This eliminates cold-start delays by provisioning all serverless endpoints upfront. Endpoints are cached and reused across server restarts, making subsequent runs faster. Resources are identified by name, so the same endpoint won't be re-deployed if the configuration hasn't changed.

## Step 5: Open the API explorer

Besides starting the API server, `flash dev` also starts an interactive API explorer.

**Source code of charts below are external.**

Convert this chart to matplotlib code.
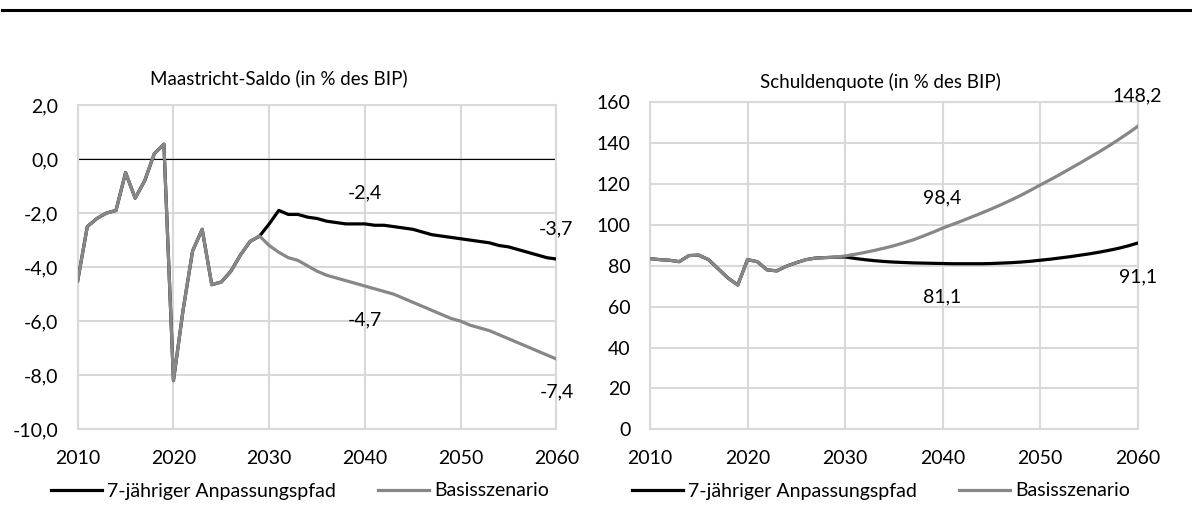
import matplotlib
matplotlib.use('Agg')
import matplotlib.pyplot as plt
from matplotlib.lines import Line2D

plt.rcParams['font.family'] = ['Lato', 'DejaVu Sans']

years = list(range(2010, 2061))

# Maastricht-Saldo (in % des BIP)
saldo_basis = [-4.5, -2.5, -2.2, -2.0, -1.9, -0.5, -1.45, -0.8, 0.2, 0.55,
               -8.2, -5.6, -3.4, -2.6, -4.65, -4.55, -4.15, -3.55, -3.05, -2.85,
               -3.2, -3.45, -3.65, -3.75, -3.95, -4.15, -4.3, -4.4, -4.5, -4.6,
               -4.7, -4.8, -4.9, -5.0, -5.15, -5.3, -5.45, -5.6, -5.75, -5.9,
               -6.0, -6.15, -6.25, -6.35, -6.5, -6.65, -6.8, -6.95, -7.1, -7.25,
               -7.4]
saldo_pfad = saldo_basis[:20] + [
               -2.4, -1.9, -2.05, -2.05, -2.15, -2.2, -2.3, -2.35, -2.4, -2.4,
               -2.4, -2.45, -2.45, -2.5, -2.55, -2.6, -2.7, -2.8, -2.85, -2.9,
               -2.95, -3.0, -3.05, -3.1, -3.2, -3.25, -3.35, -3.45, -3.55, -3.65,
               -3.7]

# Schuldenquote (in % des BIP)
schuld_basis = [83.5, 83.0, 82.7, 82.0, 85.0, 85.2, 83.0, 78.5, 74.0, 70.6,
                83.0, 82.0, 78.0, 77.5, 79.8, 81.5, 83.0, 83.8, 84.0, 84.2,
                84.8, 85.6, 86.5, 87.5, 88.6, 89.8, 91.2, 92.7, 94.5, 96.4,
                98.4, 100.2, 102.0, 103.9, 105.8, 107.8, 109.9, 112.1, 114.4, 116.9,
                119.5, 122.0, 124.6, 127.3, 130.0, 132.8, 135.6, 138.5, 141.6, 144.8,
                148.2]
schuld_pfad = schuld_basis[:20] + [
                84.3, 83.6, 83.0, 82.5, 82.1, 81.8, 81.6, 81.4, 81.3, 81.2,
                81.1, 81.0, 81.0, 81.0, 81.0, 81.1, 81.3, 81.5, 81.8, 82.2,
                82.7, 83.2, 83.8, 84.4, 85.1, 85.8, 86.6, 87.5, 88.5, 89.7,
                91.1]

# labels: (year, which series, text, above?)
saldo_labels = [(2040, 'pfad', '-2,4', True), (2060, 'pfad', '-3,7', True),
                (2040, 'basis', '-4,7', False), (2060, 'basis', '-7,4', False)]
schuld_labels = [(2040, 'basis', '98,4', True), (2060, 'basis', '148,2', True),
                 (2040, 'pfad', '81,1', False), (2060, 'pfad', '91,1', False)]

black = '#000000'
grey = '#878787'
gridc = '#d9d9d9'
fs = 14

fig = plt.figure(figsize=(11.92, 5.07), dpi=100)
ax1 = fig.add_axes([0.0652, 0.1533, 0.4016, 0.6396])
ax2 = fig.add_axes([0.5453, 0.1533, 0.4091, 0.6450])

# top rule
fig.add_artist(Line2D([0.002, 1.0], [0.980, 0.980], color='black', lw=2.2,
                      transform=fig.transFigure))


def style(ax, ylim, yticks, ylabels):
    ax.set_xlim(2010, 2060)
    ax.set_ylim(*ylim)
    ax.set_xticks(range(2010, 2061, 10))
    ax.set_yticks(yticks)
    ax.set_yticklabels(ylabels)
    ax.grid(True, color=gridc, lw=1.5, zorder=0)
    ax.set_axisbelow(True)
    for s in ax.spines.values():
        s.set_color(gridc)
        s.set_linewidth(1.5)
    ax.tick_params(length=0, labelsize=fs, colors='black')
    ax.tick_params(axis='x', pad=15)
    ax.tick_params(axis='y', pad=14)


def draw(ax, basis, pfad, labels):
    ax.plot(years, pfad, color=black, lw=2.3, zorder=3,
            label='7-jähriger Anpassungspfad')
    ax.plot(years, basis, color=grey, lw=2.3, zorder=4, label='Basisszenario')
    for yr, which, txt, above in labels:
        vals = pfad if which == 'pfad' else basis
        v = vals[years.index(yr)]
        off = 22 if above else -24
        ax.annotate(txt, (yr, v), xytext=(0, off), textcoords='offset points',
                    ha='center', va='center', fontsize=fs, annotation_clip=False)


style(ax1, (-10, 2), range(-10, 3, 2),
      [f'{v:.1f}'.replace('.', ',') for v in range(-10, 3, 2)])
ax1.axhline(0, color='black', lw=0.8, zorder=2)
draw(ax1, saldo_basis, saldo_pfad, saldo_labels)

style(ax2, (0, 160), range(0, 161, 20), [str(v) for v in range(0, 161, 20)])
draw(ax2, schuld_basis, schuld_pfad, schuld_labels)

fig.text(279 / 1192, 1 - 78 / 507, 'Maastricht-Saldo (in % des BIP)',
         ha='center', va='center', fontsize=13.5)
fig.text(880 / 1192, 1 - 82 / 507, 'Schuldenquote (in % des BIP)',
         ha='center', va='center', fontsize=13.5)

for ax, cx in [(ax1, 300 / 1192), (ax2, 881 / 1192)]:
    h, l = ax.get_legend_handles_labels()
    fig.legend(h, l, loc='center', bbox_to_anchor=(cx, 1 - 491 / 507), ncol=2,
               frameon=False, fontsize=fs, handlelength=2.6, handletextpad=0.25,
               columnspacing=2.2, borderpad=0, borderaxespad=0)

fig.savefig('out.png', dpi=100)
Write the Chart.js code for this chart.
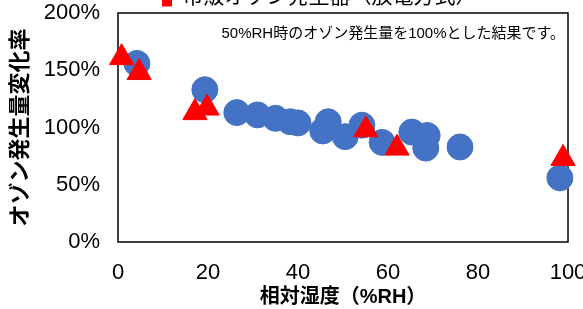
<!DOCTYPE html>
<html>
<head>
<meta charset="utf-8">
<script src="https://cdn.jsdelivr.net/npm/chart.js@4/dist/chart.umd.min.js"></script>
<style>
  html, body { margin: 0; padding: 0; background: #fff; }
  #wrap { width: 583px; height: 309px; overflow: hidden; position: relative; }
  #c { display: block; margin-top: -57px; }
</style>
</head>
<body>
<div id="wrap"><canvas id="c" width="583" height="366"></canvas></div>
<script>
// ---- data ----
const humidityBlue = [4.2, 19.3, 26.4, 31, 35, 38.3, 40, 45.5, 46.7, 50.5, 54.2, 58.7, 65.3, 68.7, 68.4, 76, 98.2];
const changeBlue   = [156, 133, 113, 111, 108, 105, 104, 97, 105, 92, 102, 87, 96, 93, 82, 83, 56];
const humidityRed  = [0.8, 4.7, 17.1, 19.8, 55.1, 62, 98.9];
const changeRed    = [161, 148, 113, 117, 98, 82, 73];
const xTicks = [0, 20, 40, 60, 80, 100];
const yTicks = [0, 50, 100, 150, 200];
const labelBlue = '本製品';
const labelRed = '市販オゾン発生器（放電方式）';
const xTitle = '相対湿度（%RH）';
const yTitle = 'オゾン発生量変化率';
const note = '50%RH時のオゾン発生量を100%とした結果です。';

const FONT = "'Liberation Sans', Arial, 'Noto Sans CJK JP', sans-serif";

const toPts = (xs, ys) => xs.map((x, i) => ({ x: x, y: ys[i] }));

const framePlugin = {
  id: 'frame',
  beforeDatasetsDraw(chart) {
    const a = chart.chartArea, ctx = chart.ctx;
    ctx.save();
    ctx.strokeStyle = '#000';
    ctx.lineWidth = 1.5;
    ctx.strokeRect(a.left, a.top, a.right - a.left, a.bottom - a.top);
    ctx.restore();
  }
};
const notePlugin = {
  id: 'note',
  afterDatasetsDraw(chart) {
    const a = chart.chartArea, ctx = chart.ctx;
    ctx.save();
    ctx.font = "15px 'Liberation Sans', 'Noto Sans CJK JP', sans-serif";
    ctx.fillStyle = '#000';
    ctx.textAlign = 'right';
    ctx.textBaseline = 'middle';
    ctx.fillText(note, a.right - 3, a.top + 21);
    ctx.restore();
  }
};

new Chart(document.getElementById('c'), {
  type: 'scatter',
  data: {
    datasets: [
      {
        label: labelBlue,
        data: toPts(humidityBlue, changeBlue),
        pointStyle: 'circle',
        pointRadius: 13,
        pointHoverRadius: 13,
        backgroundColor: '#4472C4',
        borderColor: '#4472C4',
        borderWidth: 1,
        order: 1,
        clip: false
      },
      {
        label: labelRed,
        data: toPts(humidityRed, changeRed),
        pointStyle: 'triangle',
        pointRadius: 14,
        pointHoverRadius: 14,
        backgroundColor: '#FF0000',
        borderColor: '#FF0000',
        borderWidth: 1,
        order: 0,
        clip: false
      }
    ]
  },
  options: {
    responsive: false,
    animation: false,
    devicePixelRatio: 1,
    layout: { padding: { left: 0, right: 14, top: 0, bottom: 0 } },
    plugins: {
      tooltip: { enabled: false },
      legend: {
        display: true,
        position: 'top',
        align: 'start',
        fullSize: false,
        maxHeight: 70,
        labels: {
          boxWidth: 10,
          boxHeight: 18,
          padding: 44,
          color: '#000',
          font: { family: FONT, size: 21 },
          generateLabels: (chart) => [{
            text: labelRed, fillStyle: '#FF0000', strokeStyle: '#FF0000',
            lineWidth: 0, datasetIndex: 1, hidden: false
          }]
        }
      }
    },
    scales: {
      x: {
        type: 'linear',
        min: 0, max: 100,
        afterBuildTicks: (s) => { s.ticks = xTicks.map(v => ({ value: v })); },
        afterFit: (s) => { s.height = 67; s.paddingLeft = 0; s.paddingRight = 0; },
        grid: { display: false },
        border: { display: false },
        ticks: { color: '#000', padding: 10, maxRotation: 0, autoSkip: false, font: { family: FONT, size: 22 } },
        title: {
          display: true, text: xTitle, color: '#000',
          font: { family: FONT, size: 20, weight: 'bold' },
          padding: { top: 0, bottom: 0 }
        }
      },
      y: {
        type: 'linear',
        min: 0, max: 200,
        afterBuildTicks: (s) => { s.ticks = yTicks.map(v => ({ value: v })); },
        afterFit: (s) => { s.width = 118; s.paddingTop = 0; s.paddingBottom = 0; },
        grid: { display: false },
        border: { display: false },
        ticks: { color: '#000', padding: 10, callback: (v) => v + '%', font: { family: FONT, size: 22 } },
        title: {
          display: true, text: yTitle, color: '#000',
          font: { family: FONT, size: 22, weight: 'bold' },
          padding: { top: 8, bottom: 0 }
        }
      }
    }
  },
  plugins: [framePlugin, notePlugin]
});
</script>
</body>
</html>
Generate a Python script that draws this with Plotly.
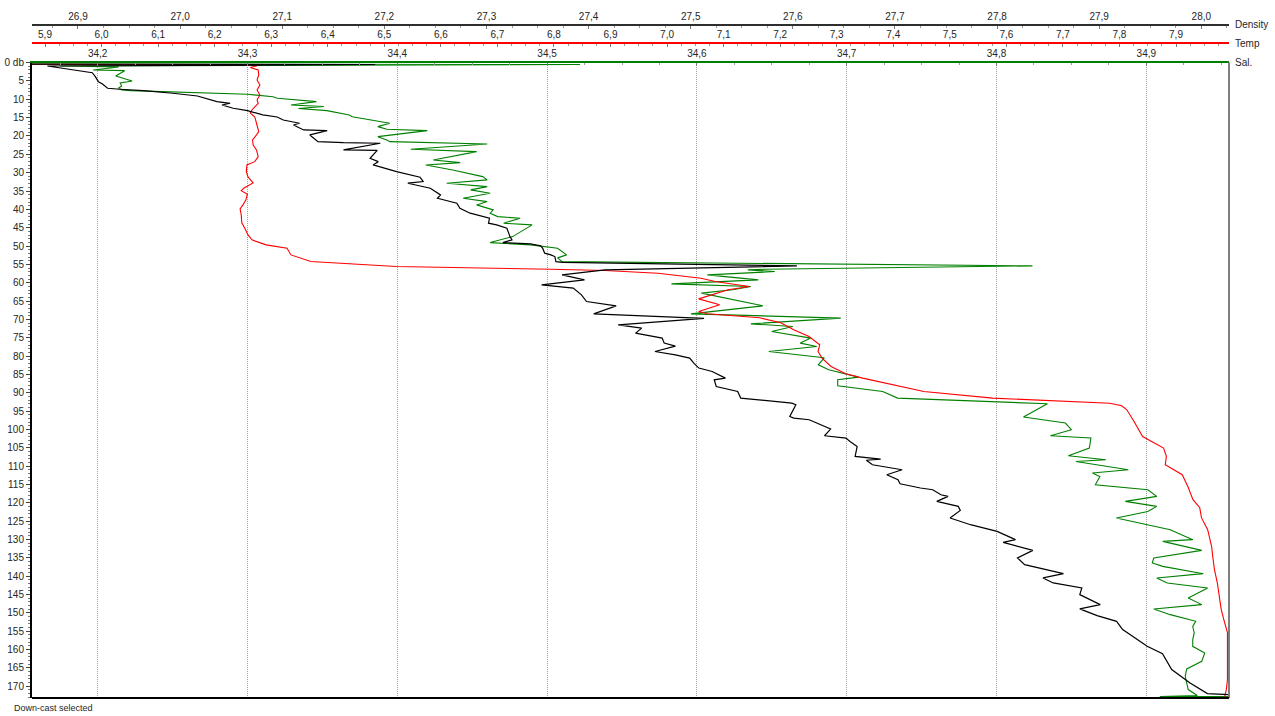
import plotly.graph_objects as go

# ---- CTD down-cast profile: pressure (db) against density, temperature, salinity ----

dens_depth = [0.38, 0.52, 0.93, 2.02, 2.75, 3.84, 5.20, 5.83, 7.00, 7.27, 7.65, 8.36, 9.10,
              10.65, 11.09, 11.55, 12.45, 13.10, 13.73, 14.27, 14.82, 15.64, 16.53, 17.00,
              18.36, 18.55, 19.72, 21.55, 21.82, 21.98, 23.81, 23.90, 26.07, 27.00, 27.90,
              29.72, 31.24, 32.44, 32.88, 34.24, 36.07, 36.97, 38.33, 39.69, 41.05, 42.41,
              43.78, 44.24, 45.14, 47.43, 48.32, 49.06, 49.41, 49.96, 50.59, 51.95, 52.41,
              52.87, 54.24, 54.45, 55.41, 56.50, 57.86, 59.23, 60.59, 61.48, 63.31, 65.13,
              66.30, 68.48, 69.71, 71.48, 72.38, 73.74, 75.10, 76.46, 77.28, 78.75, 79.65,
              80.55, 81.91, 83.27, 84.20, 86.00, 86.46, 88.29, 89.65, 91.45, 92.81, 93.27,
              96.46, 96.89, 97.36, 98.72, 99.89, 101.72, 102.34, 103.27, 104.63, 107.36,
              108.06, 108.39, 109.62, 110.98, 112.34, 113.70, 114.79, 115.96, 116.43, 117.79,
              118.25, 119.61, 120.97, 122.06, 124.13, 125.96, 127.78, 130.04, 130.78, 132.96,
              135.03, 136.86, 139.31, 140.48, 141.84, 143.20, 145.03, 147.75, 148.92, 150.75,
              152.30, 154.56, 157.29, 159.11, 161.10, 165.46, 169.08, 172.00, 172.68]
density = [26.800, 27.191, 26.870, 26.895, 26.914, 26.917, 26.920, 26.924, 26.929, 26.941,
           26.964, 26.993, 27.017, 27.036, 27.049, 27.041, 27.052, 27.066, 27.073, 27.081,
           27.095, 27.101, 27.117, 27.111, 27.121, 27.144, 27.127, 27.135, 27.160, 27.196,
           27.160, 27.193, 27.186, 27.194, 27.189, 27.212, 27.235, 27.238, 27.223, 27.245,
           27.255, 27.252, 27.271, 27.274, 27.284, 27.303, 27.302, 27.310, 27.320, 27.323,
           27.325, 27.316, 27.343, 27.353, 27.355, 27.357, 27.363, 27.367, 27.368, 27.375,
           27.604, 27.416, 27.374, 27.396, 27.354, 27.385, 27.393, 27.398, 27.427, 27.405,
           27.513, 27.429, 27.452, 27.446, 27.472, 27.474, 27.485, 27.465, 27.485, 27.499,
           27.503, 27.508, 27.521, 27.534, 27.523, 27.525, 27.546, 27.549, 27.599, 27.603,
           27.597, 27.601, 27.616, 27.627, 27.637, 27.631, 27.652, 27.656, 27.663, 27.661,
           27.686, 27.672, 27.678, 27.707, 27.692, 27.703, 27.705, 27.725, 27.737, 27.745,
           27.752, 27.741, 27.762, 27.764, 27.754, 27.774, 27.800, 27.818, 27.806, 27.835,
           27.820, 27.827, 27.865, 27.845, 27.855, 27.883, 27.881, 27.901, 27.881, 27.898,
           27.917, 27.923, 27.937, 27.947, 27.962, 27.971, 27.989, 28.006, 28.060]

temp_depth = [0.40, 0.65, 1.33, 2.02, 3.38, 4.74, 6.10, 7.47, 8.83, 10.19, 11.09, 12.91,
              13.73, 14.82, 16.53, 18.82, 19.72, 21.08, 22.44, 23.81, 25.63, 27.00, 27.90,
              29.72, 31.16, 32.80, 34.16, 34.90, 35.88, 37.43, 38.79, 39.88, 41.52, 43.69,
              45.33, 46.96, 48.32, 49.14, 49.69, 50.59, 52.42, 54.24, 55.60, 56.31, 56.69,
              57.40, 58.76, 59.68, 61.05, 61.94, 64.40, 66.03, 67.86, 68.48, 69.57, 70.93,
              72.84, 74.67, 76.93, 78.75, 80.55, 82.84, 84.83, 86.00, 88.10, 89.65, 91.45,
              92.86, 93.54, 94.63, 97.36, 101.91, 105.07, 107.35, 109.62, 112.34, 115.53,
              119.15, 121.33, 124.05, 127.32, 131.95, 134.68, 138.22, 141.76, 145.57, 149.11,
              152.65, 155.38, 160.01, 164.09, 168.18, 170.90, 172.81]
temperature = [5.800, 6.280, 6.263, 6.277, 6.278, 6.275, 6.280, 6.275, 6.280, 6.275, 6.277,
               6.266, 6.263, 6.271, 6.274, 6.278, 6.274, 6.267, 6.268, 6.274, 6.277, 6.271,
               6.257, 6.256, 6.259, 6.268, 6.252, 6.247, 6.258, 6.255, 6.250, 6.245, 6.247,
               6.248, 6.254, 6.259, 6.266, 6.280, 6.291, 6.328, 6.335, 6.370, 6.521, 6.795,
               6.890, 6.984, 7.060, 7.085, 7.145, 7.108, 7.056, 7.093, 7.056, 7.071, 7.164,
               7.201, 7.224, 7.251, 7.270, 7.267, 7.274, 7.290, 7.316, 7.346, 7.408, 7.454,
               7.576, 7.783, 7.804, 7.813, 7.824, 7.841, 7.878, 7.883, 7.881, 7.911, 7.921,
               7.930, 7.942, 7.945, 7.956, 7.963, 7.965, 7.968, 7.973, 7.977, 7.980, 7.986,
               7.991, 7.991, 7.991, 7.991, 7.989, 7.986]

sal_depth = [0.38, 0.52, 0.93, 1.20, 2.02, 2.20, 3.65, 5.01, 5.56, 6.37, 6.92, 7.46, 7.65,
             8.09, 8.64, 9.29, 9.73, 10.65, 11.55, 11.96, 12.50, 13.10, 14.27, 14.74, 15.64,
             16.53, 17.46, 18.17, 18.55, 20.19, 21.08, 21.55, 22.17, 23.62, 24.27, 26.53,
             27.27, 27.90, 29.27, 31.08, 31.98, 32.88, 33.81, 34.70, 35.60, 36.97, 37.89,
             38.79, 40.15, 41.05, 41.98, 42.41, 43.78, 44.24, 47.43, 49.06, 49.69, 50.59,
             52.41, 53.23, 54.24, 55.41, 56.31, 56.50, 56.96, 57.86, 59.23, 60.32, 61.05,
             61.94, 62.84, 66.30, 68.48, 69.65, 71.21, 71.94, 73.30, 75.10, 76.46, 77.39,
             78.75, 80.47, 82.38, 83.74, 85.73, 86.46, 88.10, 89.65, 91.45, 93.00, 96.62,
             98.26, 100.08, 101.72, 102.34, 105.07, 107.16, 108.26, 108.72, 110.98, 111.88,
             112.80, 115.06, 116.43, 118.25, 119.61, 120.97, 122.34, 124.13, 125.96, 127.32,
             130.04, 130.51, 132.96, 135.03, 136.39, 137.32, 139.31, 140.48, 141.84, 143.20,
             145.93, 147.75, 148.92, 150.48, 152.30, 153.67, 155.46, 157.29, 159.11, 160.91,
             163.20, 165.27, 167.28, 170.90, 172.54, 172.81, 172.85]
salinity = [34.100, 34.522, 34.175, 34.214, 34.197, 34.218, 34.212, 34.223, 34.215, 34.216,
            34.214, 34.216, 34.222, 34.255, 34.300, 34.317, 34.320, 34.346, 34.329, 34.351,
            34.334, 34.353, 34.368, 34.370, 34.382, 34.395, 34.387, 34.393, 34.420, 34.387,
            34.393, 34.395, 34.460, 34.409, 34.453, 34.424, 34.442, 34.419, 34.437, 34.457,
            34.460, 34.433, 34.460, 34.449, 34.462, 34.444, 34.460, 34.453, 34.464, 34.462,
            34.467, 34.482, 34.471, 34.490, 34.477, 34.462, 34.489, 34.507, 34.513, 34.507,
            34.510, 34.824, 34.646, 34.634, 34.652, 34.607, 34.641, 34.583, 34.636, 34.624,
            34.603, 34.644, 34.596, 34.696, 34.636, 34.664, 34.650, 34.676, 34.669, 34.680,
            34.648, 34.685, 34.681, 34.688, 34.708, 34.694, 34.694, 34.724, 34.734, 34.834,
            34.818, 34.846, 34.850, 34.836, 34.863, 34.862, 34.848, 34.873, 34.853, 34.888,
            34.864, 34.869, 34.866, 34.901, 34.907, 34.886, 34.907, 34.901, 34.880, 34.901,
            34.916, 34.931, 34.911, 34.937, 34.905, 34.904, 34.911, 34.938, 34.907, 34.914,
            34.941, 34.928, 34.937, 34.905, 34.916, 34.933, 34.931, 34.932, 34.931, 34.931,
            34.939, 34.937, 34.927, 34.926, 34.928, 34.934, 34.909, 35.000]

depth_ticks = list(range(0, 171, 5))
depth_labels = ["0 db"] + [str(v) for v in depth_ticks[1:]]
axis_names = ["Density", "Temp", "Sal."]

# ---- layout geometry ----
W, H = 1275, 716
M_L, M_R, M_T, M_B = 32, 46, 5, 18
PLOT_H = H - M_T - M_B
PLOT_TOP = 1 - (62.6 - M_T) / PLOT_H     # top of the depth axis (paper fraction)
TEMP_POS = 1 - (43.3 - M_T) / PLOT_H
DENS_POS = 1 - (24.5 - M_T) / PLOT_H

FONT = "Liberation Sans, Arial, Helvetica, sans-serif"
TXT = "#262626"

fig = go.Figure()
fig.add_trace(go.Scatter(x=salinity, y=sal_depth, xaxis="x", yaxis="y", mode="lines",
                         line=dict(color="#008000", width=1.1), name="Sal.",
                         hoverinfo="x+y"))
fig.add_trace(go.Scatter(x=density, y=dens_depth, xaxis="x3", yaxis="y", mode="lines",
                         line=dict(color="#000000", width=1.2), name="Density",
                         hoverinfo="x+y"))
fig.add_trace(go.Scatter(x=temperature, y=temp_depth, xaxis="x2", yaxis="y", mode="lines",
                         line=dict(color="#ff0000", width=1.1), name="Temp",
                         hoverinfo="x+y"))

top_axis = dict(side="top", dtick=0.1, tickformat=".1f", ticks="inside", ticklen=3,
                tickwidth=1, showgrid=False, zeroline=False, showline=True,
                automargin=False,
                tickfont=dict(family=FONT, size=10, color=TXT), fixedrange=True)
minor_ticks = dict(dtick=0.025, ticks="inside", ticklen=2, tickcolor="#9a9a9a")

fig.update_layout(
    width=W, height=H,
    margin=dict(l=M_L, r=M_R, t=M_T, b=M_B, pad=0, autoexpand=False),
    paper_bgcolor="white", plot_bgcolor="white",
    separators=", ",
    showlegend=False,
    font=dict(family=FONT, size=10, color=TXT),
    xaxis=dict(top_axis, anchor="y", range=[34.15614, 34.95521],
               linecolor="#008000", linewidth=2, tickcolor="#7a7a7a", minor=minor_ticks,
               showgrid=True, gridcolor="#a0a0a0", gridwidth=1, griddash="1px,1px"),
    xaxis2=dict(top_axis, overlaying="x", anchor="free", position=TEMP_POS,
                range=[5.87701, 7.99372], linecolor="#ff0000", linewidth=2,
                tickcolor="#7a7a7a", minor=minor_ticks),
    xaxis3=dict(top_axis, overlaying="x", anchor="free", position=DENS_POS,
                range=[26.85496, 28.02712], linecolor="#2e2e2e", linewidth=2,
                tickcolor="#7a7a7a", minor=minor_ticks),
    yaxis=dict(domain=[0, PLOT_TOP], range=[173.2, 0], tickvals=depth_ticks,
               ticktext=depth_labels, ticks="outside", ticklen=4, tickwidth=1,
               tickcolor="#444444", showline=True, linecolor="#000000", linewidth=2,
               showgrid=False, zeroline=False, fixedrange=True, automargin=False,
               tickfont=dict(family=FONT, size=10, color=TXT),
               minor=dict(dtick=1, ticks="outside", ticklen=2, tickcolor="#777777")),
)

# frame: grey right edge and black bottom edge
fig.add_shape(type="line", xref="paper", yref="paper", x0=1, x1=1, y0=0, y1=PLOT_TOP,
              line=dict(color="#7f7f7f", width=2))
fig.add_shape(type="line", xref="paper", yref="paper", x0=0, x1=1, y0=0, y1=0,
              line=dict(color="#000000", width=2))

# axis names to the right of each top axis
for name, ypos in zip(axis_names, [DENS_POS, TEMP_POS, PLOT_TOP]):
    fig.add_annotation(text=name, xref="paper", yref="paper", x=1, y=ypos, xshift=4,
                       xanchor="left", yanchor="middle", showarrow=False,
                       font=dict(family=FONT, size=10, color=TXT))

fig.add_annotation(text="Down-cast selected", xref="paper", yref="paper",
                   x=-20 / (W - M_L - M_R), y=-10 / PLOT_H,
                   xanchor="left", yanchor="middle", showarrow=False,
                   font=dict(family=FONT, size=9, color=TXT))

fig.write_html("out.html")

Point your web browser at [http://localhost:8888/docs](http://localhost:8888/docs) to explore the API.

To run endpoint functions in the explorer:

1. Expand one of the functions under **GPU Workers** or **CPU Workers**.
2. Click **Try it out** and then **Execute**.

You'll get a response from your workers right in the explorer.

## Step 6: Customize your endpoints

To customize your endpoints:

1. Edit the `@Endpoint` functions in your worker files (`lb_worker.py`, `gpu_worker.py`, `cpu_worker.py`).
2. Add new worker files for new endpoints.
3. Test individual workers by running them as scripts (e.g., `python gpu_worker.py`).
4. Restart the development server to pick up changes.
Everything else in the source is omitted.